At the Cantilan Bank branch in Butuan City, Ret. Gen. Charles Hotchkiss, chair of Cantilan Bank’s executive committee, briefed the group on the bank’s microfinance operations and its agriculture microfinance loan product performance. Cantilan Bank is one of the pioneers in implementing the RBAP-MABS Approach to agriculture microfinancing, which began in 2005.
The study group visited Cantilan Bank’s micro agri clients engaged in the piggery business and processing of snack food items using available farm raw materials (rice, corn, banana, and cassava). This visit highlighted the need for loan amounts¬¬ and terms beyond the present regulatory limits of PhP150,000 and 12 months, respectively.
The visit by the BSP group to Green Bank focused on the bank’s mobile phone banking services and kiosk operations. Green Bank started offering mobile phone banking services using the GCASH platform in 2005. With over 40 branches and 90 kiosks nationwide, Green Bank is one of the top rural banks in offering mobile phone banking services to their clients.

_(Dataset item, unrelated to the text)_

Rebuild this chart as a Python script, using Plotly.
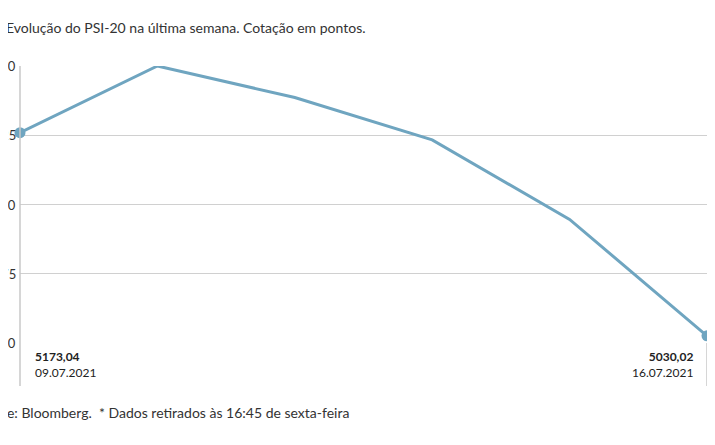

The field visit to two merchants that provide cash in/cash out services showed the study group the role that cash-in and cash-out merchants play in facilitating remote loan payments through e-money, hence, saving the borrowers the time and expense for transportation each time.
Meanwhile, the visit to two Green Bank kiosks (Other Banking Offices) located around the Butuan City area provided insights on the banking services demanded by rural bank clients, as well as the potential functions these kiosks can play in expanding full microfinance services including loans as well as micro-saving deposit services.